>> start Data block

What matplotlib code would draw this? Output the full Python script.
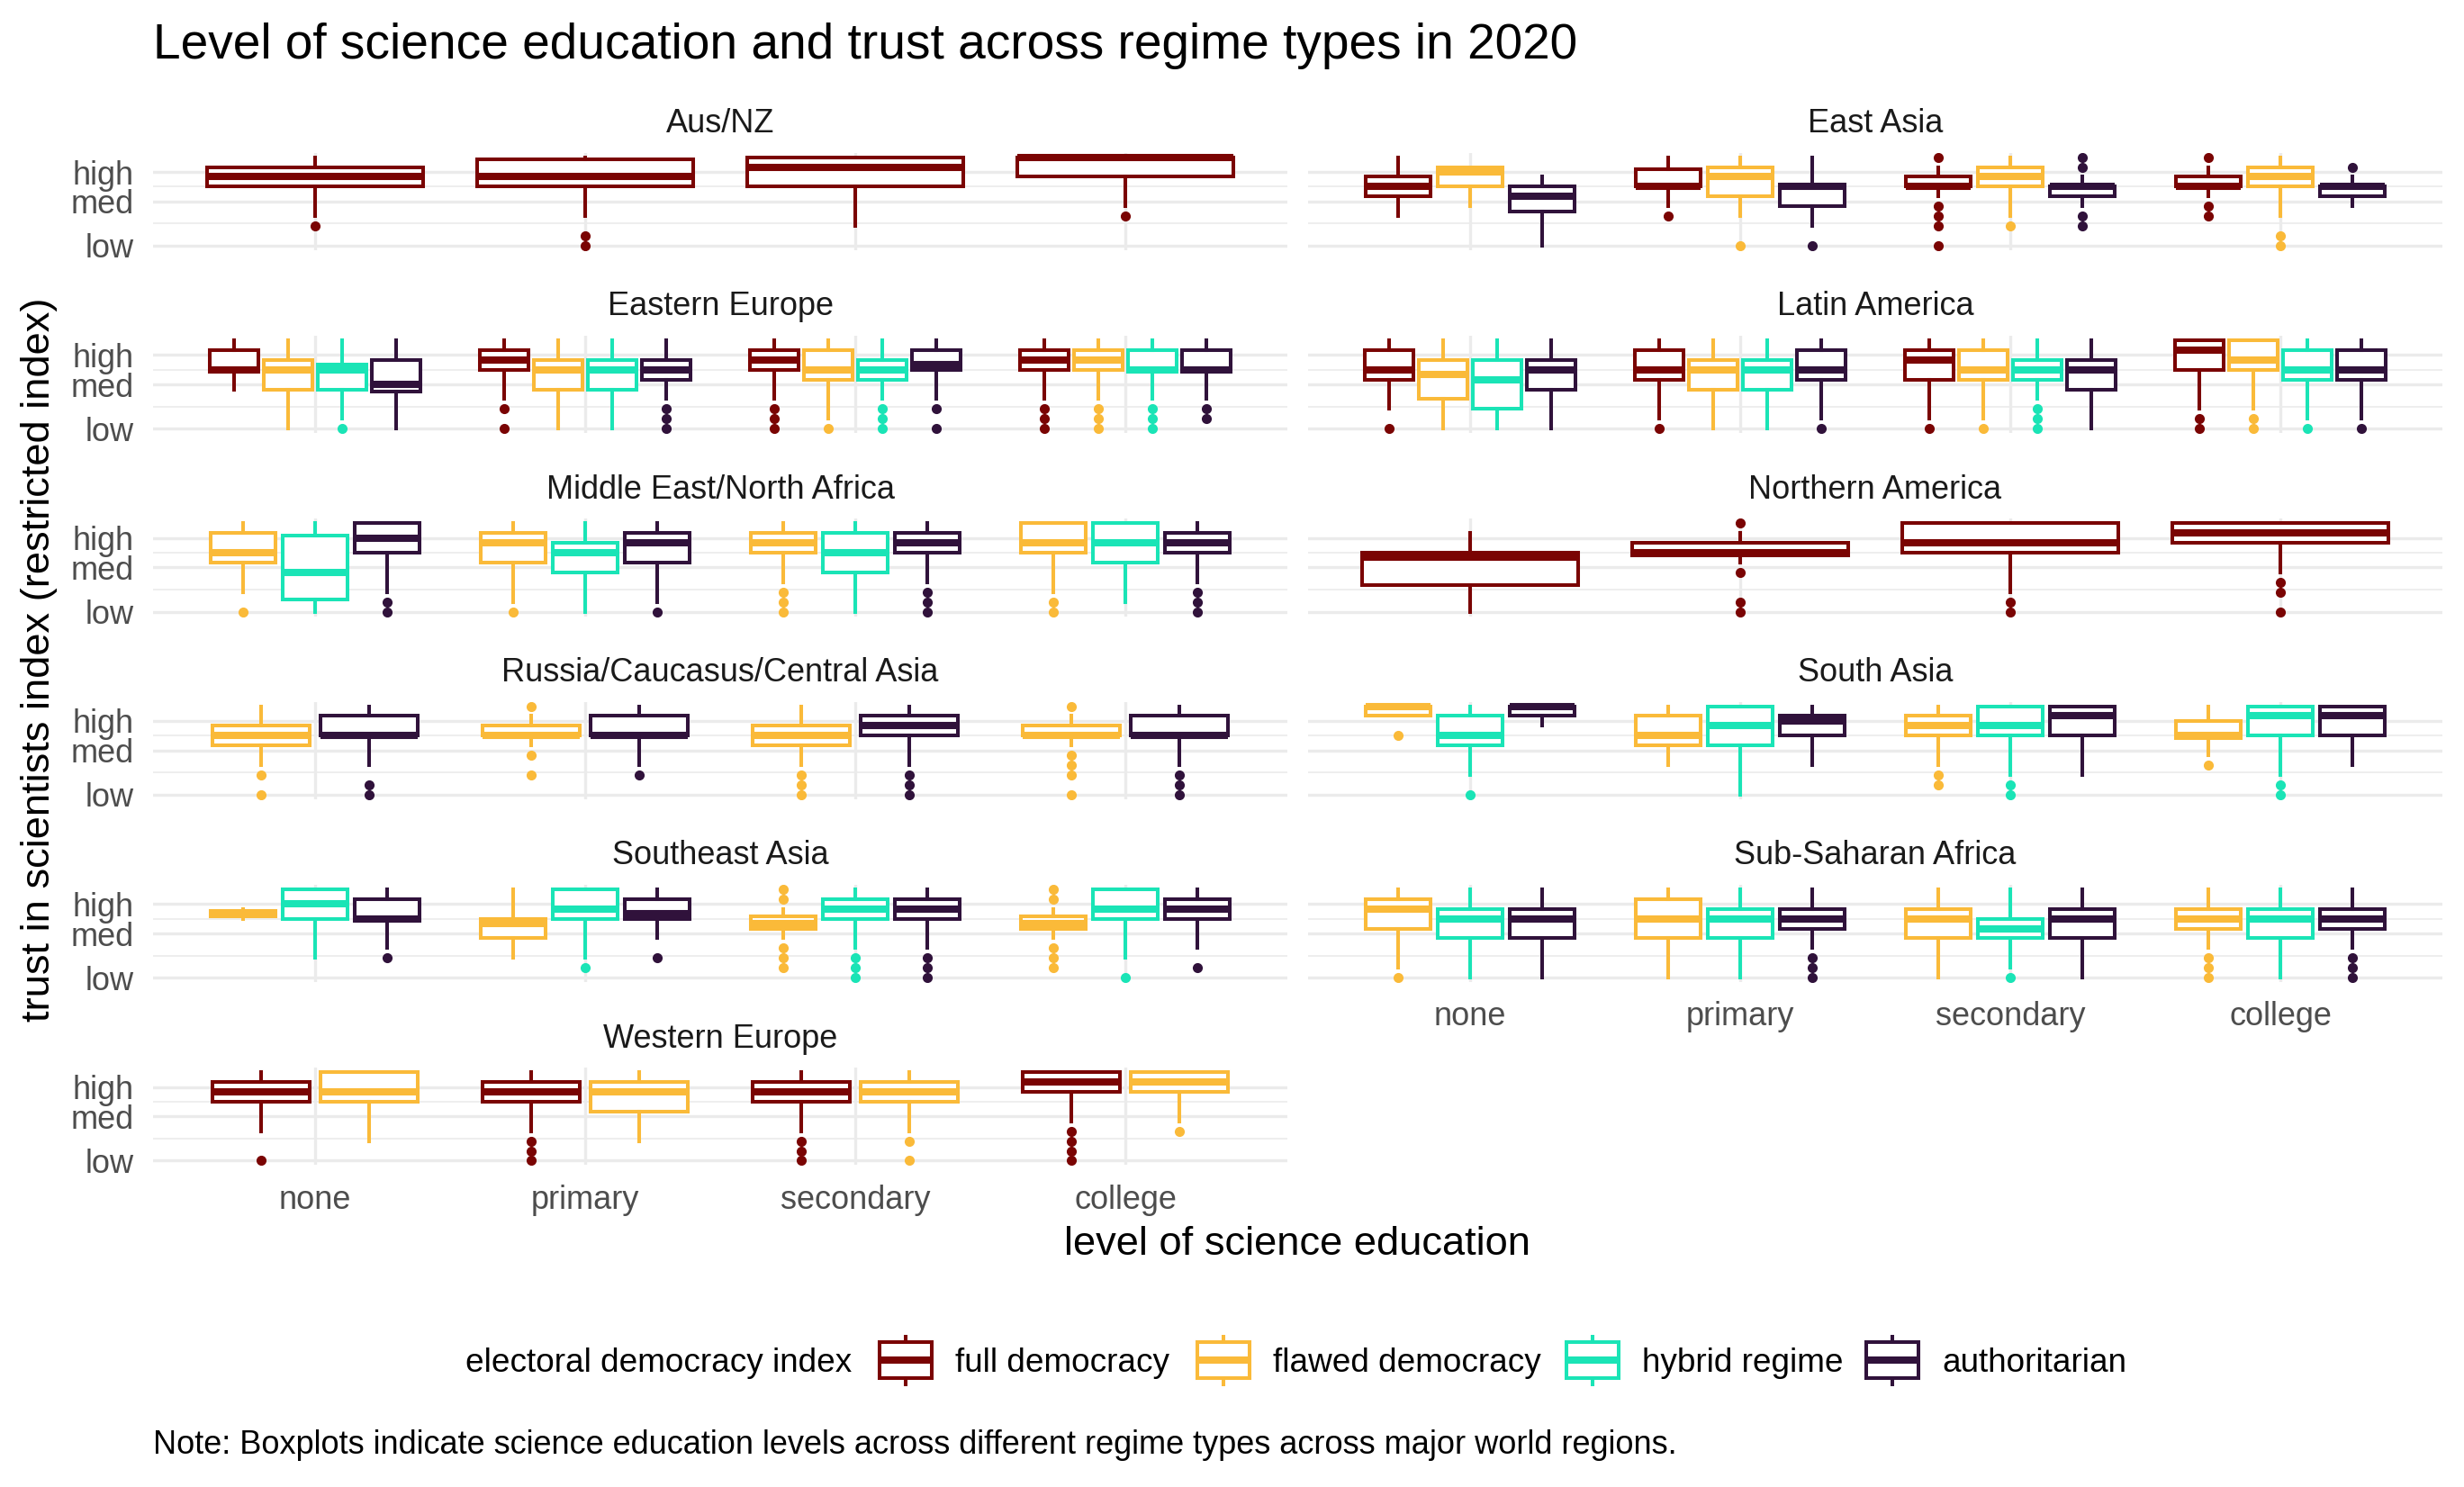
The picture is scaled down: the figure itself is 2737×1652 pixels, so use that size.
import matplotlib
matplotlib.use("Agg")
import matplotlib.pyplot as plt
from matplotlib.patches import Rectangle

plt.rcParams["font.family"] = ["Liberation Sans", "DejaVu Sans"]

EDUCATION = ["none", "primary", "secondary", "college"]
REGIMES = ["full democracy", "flawed democracy", "hybrid regime", "authoritarian"]
REGIME_COLORS = ["#7A0403", "#FABA39", "#1AE4B6", "#30123B"]
Y_TICKS = [0, 4.5, 7.5]
Y_TICK_LABELS = ["low", "med", "high"]
Y_MINOR = [2.25, 6.0]

# per region: regime -> one (lower whisker, q1, median, q3, upper whisker, outliers) per education level
AUS_NZ = {
    "full democracy": [(3, 6, 7, 8, 9, [2]), (3, 6, 7, 8.75, 9, [1, 0]),
                       (2, 6, 8, 9, 9, []), (4, 7, 9, 9, 9, [3])],
}
EAST_ASIA = {
    "full democracy": [(3, 5, 6, 7, 9, []), (4, 6, 6, 7.75, 9, [3]),
                       (5, 6, 6, 7, 8, [9, 4, 3, 2, 0]), (5, 6, 6, 7, 8, [9, 4, 3])],
    "flawed democracy": [(4, 6, 7.5, 8, 8, []), (3, 5, 7, 8, 9, [0]),
                         (3, 6, 7, 8, 9, [2]), (3, 6, 7, 8, 9, [1, 0])],
    "authoritarian": [(0, 3.5, 5, 6, 7, []), (2, 4, 6, 6.25, 9, [0]),
                      (4, 5, 6, 6, 7, [9, 8, 3, 2]), (4, 5, 6, 6, 7, [8])],
}
EASTERN_EUROPE = {
    "full democracy": [(4, 5.75, 6, 8, 9, []), (3, 6, 7, 8, 9, [2, 0]),
                       (3, 6, 7, 8, 9, [2, 1, 0]), (3, 6, 7, 8, 9, [2, 1, 0])],
    "flawed democracy": [(0, 4, 6, 7, 9, []), (0, 4, 6, 7, 9, []),
                         (1, 5, 6, 8, 9, [0]), (3, 6, 7, 8, 9, [2, 1, 0])],
    "hybrid regime": [(1, 4, 6, 6.5, 9, [0]), (0, 4, 6, 7, 9, []),
                      (3, 5, 6, 7, 9, [2, 1, 0]), (3, 5.75, 6, 8, 9, [2, 1, 0])],
    "authoritarian": [(0, 3.75, 4.5, 7, 9, []), (3, 5, 6, 7, 9, [2, 1, 0]),
                      (3, 6, 6.5, 8, 9, [2, 0]), (3, 5.75, 6, 8, 9, [2, 1])],
}
LATIN_AMERICA = {
    "full democracy": [(2, 5, 6, 8, 9, [0]), (1, 5, 6, 8, 9, [0]),
                       (1, 5, 7, 8, 9, [0]), (2, 6, 8, 9, 9, [1, 0])],
    "flawed democracy": [(0, 3, 5.5, 7, 9, []), (0, 4, 6, 7, 9, []),
                         (1, 5, 6, 8, 9, [0]), (2, 6, 7, 9, 9, [1, 0])],
    "hybrid regime": [(0, 2, 5, 7, 9, []), (0, 4, 6, 7, 9, []),
                      (3, 5, 6, 7, 9, [2, 1, 0]), (1, 5, 6, 8, 9, [0])],
    "authoritarian": [(0, 4, 6, 7, 9, []), (1, 5, 6, 8, 9, [0]),
                      (0, 4, 6, 7, 9, []), (1, 5, 6, 8, 9, [0])],
}
MIDDLE_EAST = {
    "flawed democracy": [(2, 5, 6, 8, 9, [0]), (1, 5, 7, 8, 9, [0]),
                         (3, 6, 7, 8, 9, [2, 1, 0]), (2, 6, 7, 9, 9, [1, 0])],
    "hybrid regime": [(0, 1.25, 4, 7.75, 9, []), (0, 4, 6, 7, 9, []),
                      (0, 4, 6, 8, 9, []), (1, 5, 7, 9, 9, [])],
    "authoritarian": [(2, 6, 7.5, 9, 9, [1, 0]), (1, 5, 7, 8, 9, [0]),
                      (3, 6, 7, 8, 9, [2, 1, 0]), (3, 6, 7, 8, 9, [2, 1, 0])],
}
NORTHERN_AMERICA = {
    "full democracy": [(0, 2.75, 5.5, 6, 8, []), (5, 5.75, 6, 7, 8, [9, 4, 1, 0]),
                       (2, 6, 7, 9, 9, [1, 0]), (4, 7, 8, 9, 9, [3, 2, 0])],
}
RUSSIA_CAUCASUS = {
    "flawed democracy": [(3, 5, 6, 7, 9, [2, 0]), (5, 6, 6, 7, 8, [9, 4, 2]),
                         (3, 5, 6, 7, 9, [2, 1, 0]), (5, 6, 6, 7, 8, [9, 4, 3, 2, 0])],
    "authoritarian": [(3, 6, 6, 8, 9, [1, 0]), (3, 6, 6, 8, 9, [2]),
                      (3, 6, 7, 8, 9, [2, 1, 0]), (3, 6, 6, 8, 9, [2, 1, 0])],
}
SOUTH_ASIA = {
    "flawed democracy": [(8, 8, 9, 9, 9, [6]), (3, 5, 6, 8, 9, []),
                         (3, 6, 7, 8, 9, [2, 1]), (4, 5.75, 6, 7.5, 9, [3])],
    "hybrid regime": [(2, 5, 6, 8, 9, [0]), (0, 5, 7, 9, 9, []),
                      (2, 6, 7, 9, 9, [1, 0]), (2, 6, 8, 9, 9, [1, 0])],
    "authoritarian": [(7, 8, 9, 9, 9, []), (3, 6, 7.5, 8, 9, []),
                      (2, 6, 8, 9, 9, []), (3, 6, 8, 9, 9, [])],
}
SOUTHEAST_ASIA = {
    "flawed democracy": [(6, 6.25, 6.5, 6.75, 7, []), (2, 4, 5.5, 6, 9, []),
                         (4, 5, 5.5, 6.25, 7, [9, 8, 3, 2, 1]), (4, 5, 5.5, 6.25, 7, [9, 8, 3, 2, 1])],
    "hybrid regime": [(2, 6, 7.5, 9, 9, []), (2, 6, 7, 9, 9, [1]),
                      (3, 6, 7, 8, 9, [2, 1, 0]), (2, 6, 7, 9, 9, [0])],
    "authoritarian": [(3, 5.75, 6, 8, 9, [2]), (4, 6, 6.5, 8, 9, [2]),
                      (3, 6, 7, 8, 9, [2, 1, 0]), (3, 6, 7, 8, 9, [1])],
}
SUB_SAHARAN = {
    "flawed democracy": [(1, 5, 7, 8, 9, [0]), (0, 4, 6, 8, 9, []),
                         (0, 4, 6, 7, 9, []), (3, 5, 6, 7, 9, [2, 1, 0])],
    "hybrid regime": [(0, 4, 6, 7, 9, []), (0, 4, 6, 7, 9, []),
                      (1, 4, 5, 6, 9, [0]), (0, 4, 6, 7, 9, [])],
    "authoritarian": [(0, 4, 6, 7, 9, []), (3, 5, 6, 7, 9, [2, 1, 0]),
                      (0, 4, 6, 7, 9, []), (3, 5, 6, 7, 9, [2, 1, 0])],
}
WESTERN_EUROPE = {
    "full democracy": [(3, 6, 7, 8, 9, [0]), (3, 6, 7, 8, 9, [2, 1, 0]),
                       (3, 6, 7, 8, 9, [2, 1, 0]), (4, 7, 8, 9, 9, [3, 2, 1, 0])],
    "flawed democracy": [(2, 6, 7, 9, 9, []), (2, 5, 7, 8, 9, []),
                         (3, 6, 7, 8, 9, [2, 0]), (4, 7, 8, 9, 9, [3])],
}

REGIONS = [
    ("Aus/NZ", AUS_NZ), ("East Asia", EAST_ASIA),
    ("Eastern Europe", EASTERN_EUROPE), ("Latin America", LATIN_AMERICA),
    ("Middle East/North Africa", MIDDLE_EAST), ("Northern America", NORTHERN_AMERICA),
    ("Russia/Caucasus/Central Asia", RUSSIA_CAUCASUS), ("South Asia", SOUTH_ASIA),
    ("Southeast Asia", SOUTHEAST_ASIA), ("Sub-Saharan Africa", SUB_SAHARAN),
    ("Western Europe", WESTERN_EUROPE),
]

# layout in output pixels
W, H, DPI = 2737, 1652, 200
COLS = [(170, 1430), (1453, 2713)]
ROW_TOP, ROW_PITCH, PANEL_H = 169.7, 203.3, 108.2
GRID = "#EBEBEB"
LW_BOX, LW_MED = 1.45, 2.9
GROUP_W = 0.8  # dodged boxes share this width, padded by 10% when more than one


def fx(px):
    return px / W


def fy(py):
    return 1 - py / H


def draw_panel(ax, data):
    present = [r for r in REGIMES if r in data]
    n = len(present)
    slot = GROUP_W / n
    box_w = slot if n == 1 else slot * 0.9
    for j, regime in enumerate(present):
        color = REGIME_COLORS[REGIMES.index(regime)]
        stats = []
        for lo, q1, med, q3, hi, out in data[regime]:
            stats.append(dict(whislo=lo, q1=q1, med=med, q3=q3, whishi=hi, fliers=out))
        positions = [i + 1 - GROUP_W / 2 + slot * (j + 0.5) for i in range(len(EDUCATION))]
        ax.bxp(stats, positions=positions, widths=box_w, patch_artist=True,
               showcaps=False, manage_ticks=False,
               boxprops=dict(facecolor="white", edgecolor=color, linewidth=LW_BOX),
               medianprops=dict(color=color, linewidth=LW_MED, solid_capstyle="butt"),
               whiskerprops=dict(color=color, linewidth=LW_BOX),
               flierprops=dict(marker="o", markerfacecolor=color, markeredgecolor=color,
                               markersize=3.0, linestyle="none"))


fig = plt.figure(figsize=(W / DPI, H / DPI), dpi=DPI)

last_in_col = {0: len(REGIONS) - 1 - (len(REGIONS) - 1) % 2, 1: len(REGIONS) - 1 - len(REGIONS) % 2}
for k, (name, data) in enumerate(REGIONS):
    row, col = divmod(k, 2)
    x0, x1 = COLS[col]
    top = ROW_TOP + row * ROW_PITCH
    ax = fig.add_axes([fx(x0), fy(top + PANEL_H), (x1 - x0) / W, PANEL_H / H])
    ax.set_xlim(0.4, 4.6)
    ax.set_ylim(-0.45, 9.45)
    for s in ax.spines.values():
        s.set_visible(False)
    ax.set_yticks(Y_TICKS)
    ax.set_yticks(Y_MINOR, minor=True)
    ax.set_xticks(range(1, len(EDUCATION) + 1))
    ax.grid(which="major", color=GRID, linewidth=1.2)
    ax.grid(which="minor", axis="y", color=GRID, linewidth=0.6)
    ax.set_axisbelow(True)
    ax.tick_params(which="both", length=0, labelsize=13, labelcolor="#4D4D4D", pad=7.7)
    if col == 0:
        ax.set_yticklabels(Y_TICK_LABELS)
    else:
        ax.set_yticklabels([])
    if k == last_in_col[col]:
        ax.set_xticklabels(EDUCATION)
    else:
        ax.set_xticklabels([])
    draw_panel(ax, data)
    fig.text(fx((x0 + x1) / 2), fy(top - 22.7), name, ha="center", va="baseline",
             fontsize=13, color="#1A1A1A")

fig.text(fx(170), fy(65), "Level of science education and trust across regime types in 2020",
         ha="left", va="baseline", fontsize=19.8, color="black")
fig.text(fx(1441), fy(1394), "level of science education", ha="center", va="baseline",
         fontsize=16.3, color="black")
fig.text(fx(44), fy(733), "trust in scientists index (restricted index)", ha="center",
         va="center", rotation=90, fontsize=16.3, color="black")
fig.text(fx(170), fy(1615),
         "Note: Boxplots indicate science education levels across different regime types across major world regions.",
         ha="left", va="baseline", fontsize=13.0, color="black")

# legend
leg = fig.add_axes([0, 0, 1, 1], zorder=5)
leg.set_xlim(0, W)
leg.set_ylim(H, 0)
leg.axis("off")
leg.patch.set_alpha(0)
ly = 1511
text_base = 1524
leg.text(517, text_base, "electoral democracy index", ha="left", va="baseline", fontsize=13.3)
key_x = [977, 1330, 1740, 2073]
for kx, regime, color in zip(key_x, REGIMES, REGIME_COLORS):
    cx = kx + 29
    leg.plot([cx, cx], [1483, 1491], color=color, lw=LW_BOX, solid_capstyle="butt")
    leg.plot([cx, cx], [1531, 1540], color=color, lw=LW_BOX, solid_capstyle="butt")
    leg.add_patch(Rectangle((kx, 1491), 58, 40, facecolor="white", edgecolor=color, lw=LW_BOX))
    leg.plot([kx, kx + 58], [ly, ly], color=color, lw=LW_MED, solid_capstyle="butt")
    leg.text(kx + 84, text_base, regime, ha="left", va="baseline", fontsize=13.3)

fig.savefig("out.png", dpi=DPI, facecolor="white")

>> end Data block

_Your task_:
Repeat the listing above from its first line through the line that contains "Y_MINOR = [2.25, 6.0]", both included, and nothing more. Drop the pictures.

_Output for this task_:
What matplotlib code would draw this? Output the full Python script.
The picture is scaled down: the figure itself is 2737×1652 pixels, so use that size.
import matplotlib
matplotlib.use("Agg")
import matplotlib.pyplot as plt
from matplotlib.patches import Rectangle

plt.rcParams["font.family"] = ["Liberation Sans", "DejaVu Sans"]

EDUCATION = ["none", "primary", "secondary", "college"]
REGIMES = ["full democracy", "flawed democracy", "hybrid regime", "authoritarian"]
REGIME_COLORS = ["#7A0403", "#FABA39", "#1AE4B6", "#30123B"]
Y_TICKS = [0, 4.5, 7.5]
Y_TICK_LABELS = ["low", "med", "high"]
Y_MINOR = [2.25, 6.0]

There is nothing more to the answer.